## PROBLEM DESCRIPTION
Repeat each entry as written, dropping any picture you find.

## MATERIAL FOR THE TASK

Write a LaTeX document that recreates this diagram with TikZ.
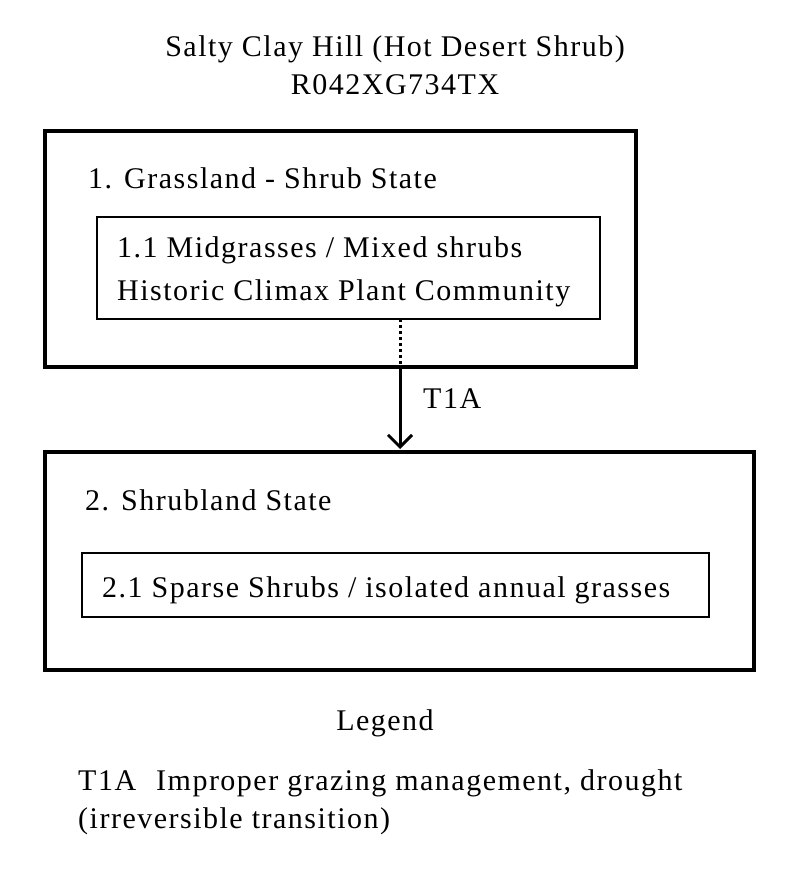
\documentclass[tikz,border=0pt]{standalone}
\usepackage{fontspec}
\setmainfont{Liberation Serif}[LetterSpace=5]
\usetikzlibrary{arrows.meta}
\begin{document}
\begin{tikzpicture}[x=1pt,y=-1pt,
  txt/.style={inner sep=0pt,font=\fontsize{30}{36}\selectfont},
  outerbox/.style={draw=black,line width=3.5pt},
  innerbox/.style={draw=black,line width=1.5pt},
  trans/.style={line width=3pt,-{Straight Barb[length=12pt,width=24pt,line width=3pt]}},
  dotline/.style={line width=3pt,dash pattern=on 3pt off 3pt}]
\useasboundingbox[fill=white] (0,0) rectangle (800,882);
% title
\node[txt,anchor=base] (title1) at (395,57) {Salty Clay Hill (Hot Desert Shrub)};
\node[txt,anchor=base] (title2) at (395,95) {R042XG734TX};
% state 1
\draw[outerbox] (45,131) rectangle (636,367);
\node[txt,anchor=base west] (s1) at (88,189) {1. Grassland - Shrub State};
\draw[innerbox] (97,217) rectangle (600,319);
\node[txt,anchor=base west] (c11a) at (117,258) {1.1 Midgrasses / Mixed shrubs};
\node[txt,anchor=base west] (c11b) at (117,300) {Historic Climax Plant Community};
\coordinate (p1) at (400,319);
\coordinate (p2) at (400,367);
\coordinate (p3) at (400,449);
\draw[dotline] (p1) -- (p2);
\draw[trans] (p2) -- (p3);
\node[txt,anchor=base west] (t1a) at (423,408) {T1A};
% state 2
\draw[outerbox] (45,452) rectangle (754,670);
\node[txt,anchor=base west] (s2) at (85,510) {2. Shrubland State};
\draw[innerbox] (82,553) rectangle (709,617);
\node[txt,anchor=base west] (c21) at (102,597) {2.1 Sparse Shrubs / isolated annual grasses};
% legend
\node[txt,anchor=base] (leg) at (385,730) {Legend};
\node[txt,anchor=base west] (leg1) at (78,790) {T1A\hspace{20pt}Improper grazing management, drought};
\node[txt,anchor=base west] (leg2) at (78,828) {(irreversible transition)};
\end{tikzpicture}
\end{document}
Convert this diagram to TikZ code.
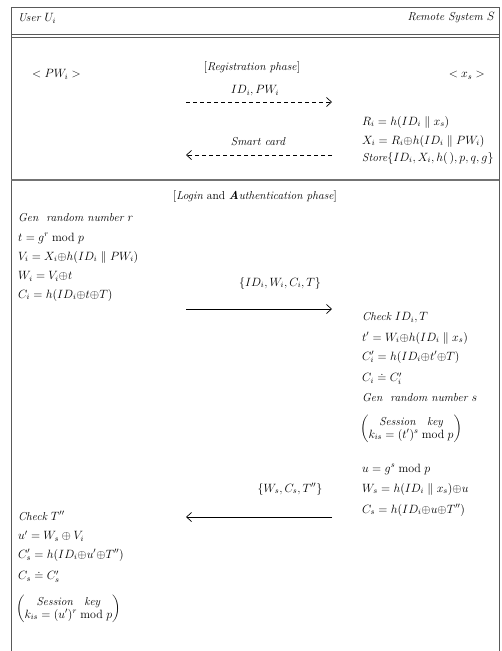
\documentclass[tikz,border=0pt]{standalone}
\usepackage{amsmath,amssymb}
\usetikzlibrary{arrows.meta}
\begin{document}
\begin{tikzpicture}[x=1pt,y=-1pt,
  txt/.style={inner sep=0pt,font=\fontsize{11.5}{13}\selectfont},
  lft/.style={txt,anchor=west},
  rgt/.style={txt,anchor=east},
  ctr/.style={txt,anchor=center},
  frame/.style={draw=black!65,line width=1pt},
  msg/.style={-{Straight Barb[length=5pt,width=9pt,line width=0.7pt]},line width=0.7pt},
  dmsg/.style={msg,dash pattern=on 4pt off 3pt}]
\useasboundingbox (0,0) rectangle (501,651);
% frame
\draw[frame] (11,651) -- (11,7) -- (499,7) -- (499,651);
\draw[frame] (11,34) -- (499,34);
\draw[frame] (11,37) -- (499,37);
\draw[frame,draw=black!55,line width=1.6pt] (11,180) -- (499,180);
% header
\node[lft] (user) at (18,18) {\itshape User $U_i$};
\node[rgt] (rs) at (495,18) {\itshape Remote System $S$};
% registration
\node[ctr] (reg) at (252,67) {$[$\textit{Registration phase}$]$};
\node[lft] (pw) at (32,74) {$<PW_i>$};
\node[rgt] (xs) at (485,75) {$<x_s>$};
\node[ctr] (m1) at (255,91) {$ID_i,PW_i$};
\coordinate (a1s) at (186,102);
\coordinate (a1e) at (332,102);
\draw[dmsg] (a1s) -- (a1e);
\node[lft] (r1) at (362,122) {$R_i = h(ID_i \parallel x_s)$};
\node[lft] (r2) at (362,141) {$X_i = R_i{\oplus} h(ID_i \parallel PW_i)$};
\node[lft] (r3) at (362,158) {$\textit{Store}\{ID_i, X_i, h(\,), p, q, g\}$};
\node[ctr] (m2) at (258,142) {\itshape Smart card};
\coordinate (a2s) at (332,155);
\coordinate (a2e) at (186,155);
\draw[dmsg] (a2s) -- (a2e);
% login
\node[ctr] (log) at (255,196) {$[$\textit{Login} and \textit{\textbf{A}uthentication phase}$]$};
\node[lft] (l1) at (18,218) {\itshape Gen\ \ random number $r$};
\node[lft] (l2) at (18,238) {$t = g^r \bmod p$};
\node[lft] (l3) at (18,257) {$V_i = X_i{\oplus} h(ID_i \parallel PW_i)$};
\node[lft] (l4) at (18,276) {$W_i = V_i{\oplus} t$};
\node[lft] (l5) at (18,295) {$C_i = h(ID_i{\oplus} t{\oplus} T)$};
\node[ctr] (m3) at (280,283) {$\{ID_i, W_i, C_i, T\}$};
\coordinate (a3s) at (186,309);
\coordinate (a3e) at (332,309);
\draw[msg] (a3s) -- (a3e);
\node[lft] (s1) at (362,318) {\itshape Check $ID_i, T$};
\node[lft] (s2) at (362,338) {$t' = W_i{\oplus} h(ID_i \parallel x_s)$};
\node[lft] (s3) at (362,357) {$C_i' = h(ID_i{\oplus} t'{\oplus} T)$};
\node[lft] (s4) at (362,379) {$C_i \doteq C_i'$};
\node[lft] (s5) at (362,398) {\itshape Gen\ \ random number $s$};
\node[lft] (s6) at (360,429) {$\left(\begin{array}{@{}c@{}}\textit{Session}\quad \textit{key}\\ k_{is} = (t')^s \bmod p\end{array}\right)$};
\node[lft] (s7) at (362,469) {$u = g^s \bmod p$};
\node[lft] (s8) at (362,489) {$W_s = h(ID_i \parallel x_s){\oplus} u$};
\node[lft] (s9) at (362,510) {$C_s = h(ID_i{\oplus} u{\oplus} T'')$};
\node[ctr] (m4) at (290,489) {$\{W_s, C_s, T''\}$};
\coordinate (a4s) at (332,517);
\coordinate (a4e) at (186,517);
\draw[msg] (a4s) -- (a4e);
\node[lft] (u1) at (18,516) {\itshape Check $T''$};
\node[lft] (u2) at (18,536) {$u' = W_s \oplus V_i$};
\node[lft] (u3) at (18,555) {$C_s' = h(ID_i{\oplus} u'{\oplus} T'')$};
\node[lft] (u4) at (18,577) {$C_s \doteq C_s'$};
\node[lft] (u5) at (16,609) {$\left(\begin{array}{@{}c@{}}\textit{Session}\quad \textit{key}\\ k_{is} = (u')^r \bmod p\end{array}\right)$};
\end{tikzpicture}
\end{document}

## ANSWER TO THE PROBLEM
Write a LaTeX document that recreates this diagram with TikZ.
\documentclass[tikz,border=0pt]{standalone}
\usepackage{fontspec}
\setmainfont{Liberation Serif}[LetterSpace=5]
\usetikzlibrary{arrows.meta}
\begin{document}
\begin{tikzpicture}[x=1pt,y=-1pt,
  txt/.style={inner sep=0pt,font=\fontsize{30}{36}\selectfont},
  outerbox/.style={draw=black,line width=3.5pt},
  innerbox/.style={draw=black,line width=1.5pt},
  trans/.style={line width=3pt,-{Straight Barb[length=12pt,width=24pt,line width=3pt]}},
  dotline/.style={line width=3pt,dash pattern=on 3pt off 3pt}]
\useasboundingbox[fill=white] (0,0) rectangle (800,882);
% title
\node[txt,anchor=base] (title1) at (395,57) {Salty Clay Hill (Hot Desert Shrub)};
\node[txt,anchor=base] (title2) at (395,95) {R042XG734TX};
% state 1
\draw[outerbox] (45,131) rectangle (636,367);
\node[txt,anchor=base west] (s1) at (88,189) {1. Grassland - Shrub State};
\draw[innerbox] (97,217) rectangle (600,319);
\node[txt,anchor=base west] (c11a) at (117,258) {1.1 Midgrasses / Mixed shrubs};
\node[txt,anchor=base west] (c11b) at (117,300) {Historic Climax Plant Community};
\coordinate (p1) at (400,319);
\coordinate (p2) at (400,367);
\coordinate (p3) at (400,449);
\draw[dotline] (p1) -- (p2);
\draw[trans] (p2) -- (p3);
\node[txt,anchor=base west] (t1a) at (423,408) {T1A};
% state 2
\draw[outerbox] (45,452) rectangle (754,670);
\node[txt,anchor=base west] (s2) at (85,510) {2. Shrubland State};
\draw[innerbox] (82,553) rectangle (709,617);
\node[txt,anchor=base west] (c21) at (102,597) {2.1 Sparse Shrubs / isolated annual grasses};
% legend
\node[txt,anchor=base] (leg) at (385,730) {Legend};
\node[txt,anchor=base west] (leg1) at (78,790) {T1A\hspace{20pt}Improper grazing management, drought};
\node[txt,anchor=base west] (leg2) at (78,828) {(irreversible transition)};
\end{tikzpicture}
\end{document}
Convert this diagram to TikZ code.
\documentclass[tikz,border=0pt]{standalone}
\usepackage{amsmath,amssymb}
\usetikzlibrary{arrows.meta}
\begin{document}
\begin{tikzpicture}[x=1pt,y=-1pt,
  txt/.style={inner sep=0pt,font=\fontsize{11.5}{13}\selectfont},
  lft/.style={txt,anchor=west},
  rgt/.style={txt,anchor=east},
  ctr/.style={txt,anchor=center},
  frame/.style={draw=black!65,line width=1pt},
  msg/.style={-{Straight Barb[length=5pt,width=9pt,line width=0.7pt]},line width=0.7pt},
  dmsg/.style={msg,dash pattern=on 4pt off 3pt}]
\useasboundingbox (0,0) rectangle (501,651);
% frame
\draw[frame] (11,651) -- (11,7) -- (499,7) -- (499,651);
\draw[frame] (11,34) -- (499,34);
\draw[frame] (11,37) -- (499,37);
\draw[frame,draw=black!55,line width=1.6pt] (11,180) -- (499,180);
% header
\node[lft] (user) at (18,18) {\itshape User $U_i$};
\node[rgt] (rs) at (495,18) {\itshape Remote System $S$};
% registration
\node[ctr] (reg) at (252,67) {$[$\textit{Registration phase}$]$};
\node[lft] (pw) at (32,74) {$<PW_i>$};
\node[rgt] (xs) at (485,75) {$<x_s>$};
\node[ctr] (m1) at (255,91) {$ID_i,PW_i$};
\coordinate (a1s) at (186,102);
\coordinate (a1e) at (332,102);
\draw[dmsg] (a1s) -- (a1e);
\node[lft] (r1) at (362,122) {$R_i = h(ID_i \parallel x_s)$};
\node[lft] (r2) at (362,141) {$X_i = R_i{\oplus} h(ID_i \parallel PW_i)$};
\node[lft] (r3) at (362,158) {$\textit{Store}\{ID_i, X_i, h(\,), p, q, g\}$};
\node[ctr] (m2) at (258,142) {\itshape Smart card};
\coordinate (a2s) at (332,155);
\coordinate (a2e) at (186,155);
\draw[dmsg] (a2s) -- (a2e);
% login
\node[ctr] (log) at (255,196) {$[$\textit{Login} and \textit{\textbf{A}uthentication phase}$]$};
\node[lft] (l1) at (18,218) {\itshape Gen\ \ random number $r$};
\node[lft] (l2) at (18,238) {$t = g^r \bmod p$};
\node[lft] (l3) at (18,257) {$V_i = X_i{\oplus} h(ID_i \parallel PW_i)$};
\node[lft] (l4) at (18,276) {$W_i = V_i{\oplus} t$};
\node[lft] (l5) at (18,295) {$C_i = h(ID_i{\oplus} t{\oplus} T)$};
\node[ctr] (m3) at (280,283) {$\{ID_i, W_i, C_i, T\}$};
\coordinate (a3s) at (186,309);
\coordinate (a3e) at (332,309);
\draw[msg] (a3s) -- (a3e);
\node[lft] (s1) at (362,318) {\itshape Check $ID_i, T$};
\node[lft] (s2) at (362,338) {$t' = W_i{\oplus} h(ID_i \parallel x_s)$};
\node[lft] (s3) at (362,357) {$C_i' = h(ID_i{\oplus} t'{\oplus} T)$};
\node[lft] (s4) at (362,379) {$C_i \doteq C_i'$};
\node[lft] (s5) at (362,398) {\itshape Gen\ \ random number $s$};
\node[lft] (s6) at (360,429) {$\left(\begin{array}{@{}c@{}}\textit{Session}\quad \textit{key}\\ k_{is} = (t')^s \bmod p\end{array}\right)$};
\node[lft] (s7) at (362,469) {$u = g^s \bmod p$};
\node[lft] (s8) at (362,489) {$W_s = h(ID_i \parallel x_s){\oplus} u$};
\node[lft] (s9) at (362,510) {$C_s = h(ID_i{\oplus} u{\oplus} T'')$};
\node[ctr] (m4) at (290,489) {$\{W_s, C_s, T''\}$};
\coordinate (a4s) at (332,517);
\coordinate (a4e) at (186,517);
\draw[msg] (a4s) -- (a4e);
\node[lft] (u1) at (18,516) {\itshape Check $T''$};
\node[lft] (u2) at (18,536) {$u' = W_s \oplus V_i$};
\node[lft] (u3) at (18,555) {$C_s' = h(ID_i{\oplus} u'{\oplus} T'')$};
\node[lft] (u4) at (18,577) {$C_s \doteq C_s'$};
\node[lft] (u5) at (16,609) {$\left(\begin{array}{@{}c@{}}\textit{Session}\quad \textit{key}\\ k_{is} = (u')^r \bmod p\end{array}\right)$};
\end{tikzpicture}
\end{document}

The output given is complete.